Peo in Interest of JAM
This text of Peo in Interest of JAM (Peo in Interest of JAM) is published on Counsel Stack Legal Research, covering Colorado Court of Appeals primary law. Counsel Stack provides free access to over 12 million legal documents including statutes, case law, regulations, and constitutions.
Opinion
25CA1186 Peo in Interest of JAM 07-02-2026
COLORADO COURT OF APPEALS
Court of Appeals No. 25CA1186 Arapahoe County District Court No. 24JV30031 Honorable Bonnie McLean, Judge
The People of the State of Colorado,
Appellee,
In the Interest of J.A.M. and L.R.L.S-J., Children,
and Concerning R.L.G.,
Appellant,
and
S.E.M. and R.S-J.,
Appellees.
JUDGMENTS VACATED AND CASE REMANDED WITH DIRECTIONS
Division A Fox, Pawar, and Meirink, JJ. PER CURIAM
NOT PUBLISHED PURSUANT TO C.A.R. 35(e) Announced July 2, 2026
John Christofferson, Interim County Attorney, Sylvia Geiger, Assistant County Attorney, Aurora, Colorado, for Appellee the People of the State of Colorado
Sheena Knight, Guardian Ad Litem for J.A.M.
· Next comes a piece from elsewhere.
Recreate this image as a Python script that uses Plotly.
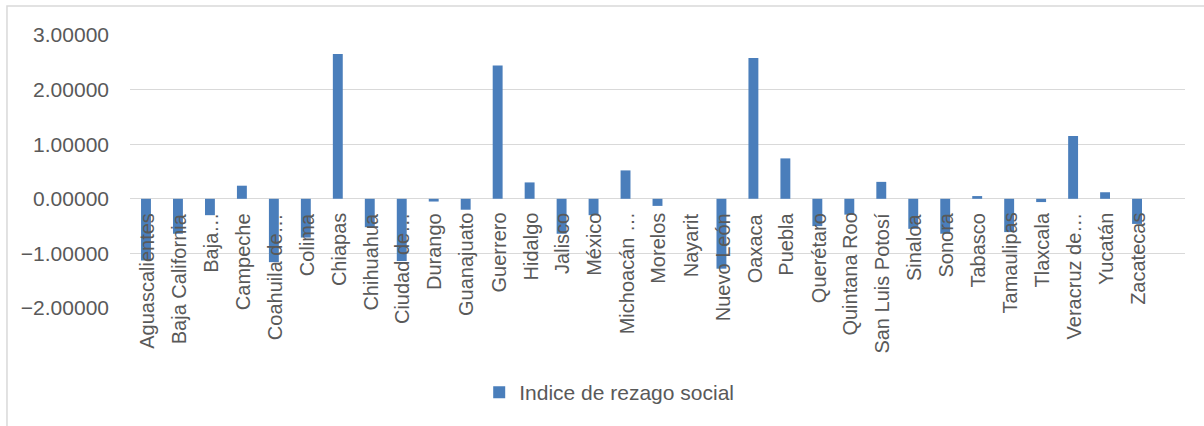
import plotly.graph_objects as go

estados = ["Aguascalientes", "Baja California", "Baja…", "Campeche", "Coahuila de…",
           "Colima", "Chiapas", "Chihuahua", "Ciudad de…", "Durango", "Guanajuato",
           "Guerrero", "Hidalgo", "Jalisco", "México", "Michoacán …", "Morelos",
           "Nayarit", "Nuevo León", "Oaxaca", "Puebla", "Querétaro", "Quintana Roo",
           "San Luis Potosí", "Sinaloa", "Sonora", "Tabasco", "Tamaulipas", "Tlaxcala",
           "Veracruz de…", "Yucatán", "Zacatecas"]
indice = [-1.13, -0.64, -0.30, 0.24, -1.16, -0.71, 2.65, -0.52, -1.14, -0.05, -0.20,
          2.44, 0.30, -0.64, -0.30, 0.52, -0.13, 0.0, -1.28, 2.58, 0.74, -0.50,
          -0.29, 0.31, -0.55, -0.64, 0.05, -0.61, -0.06, 1.15, 0.12, -0.46]
serie = "Indice de rezago social"
y_ticks = [-2, -1, 0, 1, 2, 3]

FONT = "Liberation Sans, Arial, sans-serif"
GRAY = "#595959"
GRID = "#d9d9d9"

fig = go.Figure()
fig.add_trace(go.Bar(x=estados, y=indice, name=serie, marker_color="#4A7EBB",
                     marker_line_width=0, width=0.31, showlegend=True))

for name in estados:
    fig.add_annotation(x=name, y=0, xref="x", yref="y", text=name, textangle=-90,
                       showarrow=False, yanchor="top", xanchor="center", yshift=-12,
                       xshift=1, font=dict(family=FONT, size=20, color=GRAY))

fig.add_shape(type="rect", xref="paper", yref="paper", x0=-0.1166, x1=1.2, y0=-0.6, y1=1.106,
              line=dict(color=GRID, width=1.5), fillcolor="rgba(0,0,0,0)", layer="below")

fig.update_layout(
    width=1204, height=426,
    margin=dict(l=130, r=19, t=35, b=118),
    paper_bgcolor="white", plot_bgcolor="white",
    font=dict(family=FONT, size=21, color=GRAY),
    showlegend=True,
    legend=dict(orientation="h", x=0.331, xanchor="left", y=-0.31, yanchor="middle",
                font=dict(family=FONT, size=21, color=GRAY), bgcolor="rgba(0,0,0,0)"),
    xaxis=dict(type="category", range=[-0.5, 32.5], showticklabels=False, showgrid=False,
               zeroline=False, showline=False, ticks=""),
    yaxis=dict(range=[-2, 3], tickvals=y_ticks, tickformat=".5f", showgrid=True,
               gridcolor=GRID, gridwidth=1, zeroline=True, zerolinecolor=GRID,
               zerolinewidth=1, ticks="", ticklabelstandoff=20,
               tickfont=dict(family=FONT, size=21, color=GRAY)),
    bargap=0.69,
)

fig.write_html("out.html")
Sheena Knight, Counsel for Youth, Brighton, Colorado, for L.R.L.S-J. The Morgan Law Office, Kristofr P. Morgan, Colorado Springs, Colorado, for Appellant
S.E.M., Pro Se
Hillary Lipton, Denver, Colorado, for Appellee R.S-J. ¶1 R.L.G. (mother) appeals the judgments allocating parental
responsibilities for J.A.M. and L.R.L.S-J. (the children) to their
respective fathers, S.E.M. and R.S-J. Specifically, she asserts that
the juvenile court violated her due process rights when it denied her
an opportunity to be heard.
¶2 Following the filing of mother’s opening brief, the parties filed
a “Stipulation for Reversal and Remand.” In the stipulation, the
parties agreed that the juvenile court entered the allocation of
parental responsibilities (APR) judgments over mother’s objection to
the proposed stipulated APR and without a requested evidentiary
hearing.
¶3 Our review of the record aligns with the parties’ factual
assertions in the stipulation. Indeed, at a virtual hearing, after
mother’s counsel read the terms of the stipulated APR into the
record, mother objected, saying, that was “not what I agreed to.”
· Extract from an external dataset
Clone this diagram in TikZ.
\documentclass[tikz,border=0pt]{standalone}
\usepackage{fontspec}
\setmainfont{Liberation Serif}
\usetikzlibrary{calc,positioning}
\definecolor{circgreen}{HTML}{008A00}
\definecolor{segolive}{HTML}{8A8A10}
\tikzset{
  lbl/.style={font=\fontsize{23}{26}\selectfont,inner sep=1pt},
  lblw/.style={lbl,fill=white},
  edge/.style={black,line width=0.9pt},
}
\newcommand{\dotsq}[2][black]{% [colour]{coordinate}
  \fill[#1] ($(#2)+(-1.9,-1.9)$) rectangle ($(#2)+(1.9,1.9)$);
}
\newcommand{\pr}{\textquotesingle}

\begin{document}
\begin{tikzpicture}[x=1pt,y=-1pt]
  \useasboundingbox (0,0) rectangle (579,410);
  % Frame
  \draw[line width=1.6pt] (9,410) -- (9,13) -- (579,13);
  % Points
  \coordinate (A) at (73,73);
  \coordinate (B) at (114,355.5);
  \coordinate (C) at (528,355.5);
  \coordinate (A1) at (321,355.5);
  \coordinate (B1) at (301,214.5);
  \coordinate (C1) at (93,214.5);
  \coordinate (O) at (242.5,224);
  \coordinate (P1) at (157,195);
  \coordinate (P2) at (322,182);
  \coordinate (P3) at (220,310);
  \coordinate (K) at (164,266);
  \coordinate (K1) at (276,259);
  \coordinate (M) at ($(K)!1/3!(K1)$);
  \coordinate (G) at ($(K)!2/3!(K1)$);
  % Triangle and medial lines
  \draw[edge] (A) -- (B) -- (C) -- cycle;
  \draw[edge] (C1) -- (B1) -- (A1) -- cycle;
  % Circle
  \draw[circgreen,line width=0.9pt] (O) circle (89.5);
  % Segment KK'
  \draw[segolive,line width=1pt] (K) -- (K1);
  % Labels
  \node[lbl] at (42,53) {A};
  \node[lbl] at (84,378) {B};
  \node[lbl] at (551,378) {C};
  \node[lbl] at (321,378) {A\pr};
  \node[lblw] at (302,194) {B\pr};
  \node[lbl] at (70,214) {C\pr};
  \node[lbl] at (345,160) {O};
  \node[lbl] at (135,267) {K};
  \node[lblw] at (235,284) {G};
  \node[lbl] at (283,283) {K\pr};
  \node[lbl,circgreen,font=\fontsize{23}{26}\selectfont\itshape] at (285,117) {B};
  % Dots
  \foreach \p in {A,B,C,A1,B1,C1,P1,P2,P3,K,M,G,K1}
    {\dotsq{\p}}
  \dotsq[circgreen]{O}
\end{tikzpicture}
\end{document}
Mother then twice told the court that she wanted to “go to court.”
The court told mother to “stop interrupting.” Two weeks later, the
court entered written APR judgments without holding an
evidentiary hearing.
1 ¶4 This exchange between the juvenile court and mother reveals
that mother was not given a meaningful opportunity to be heard, as
due process requires. People in Interest of R.J.B., 2021 COA 4, ¶ 26
(we review de novo whether a party was afforded sufficient
procedural due process); In re Marriage of Hatton, 160 P.3d 326,
329 (Colo. App. 2007) (due process requires a party to be provided a
meaningful opportunity to be heard). The essence of due process is
fundamental fairness. Van Sickle v. Boyes, 797 P.2d 1267, 1273
(Colo. 1990).
¶5 Accordingly, we vacate the APR judgments and remand the
case to the juvenile court to schedule new APR proceedings and to
give mother a meaningful opportunity to be heard at those
proceedings. See In re C.L.S., 252 P.3d 556, 559 (Colo. App. 2011)
(a judgment entered in violation of due process is void).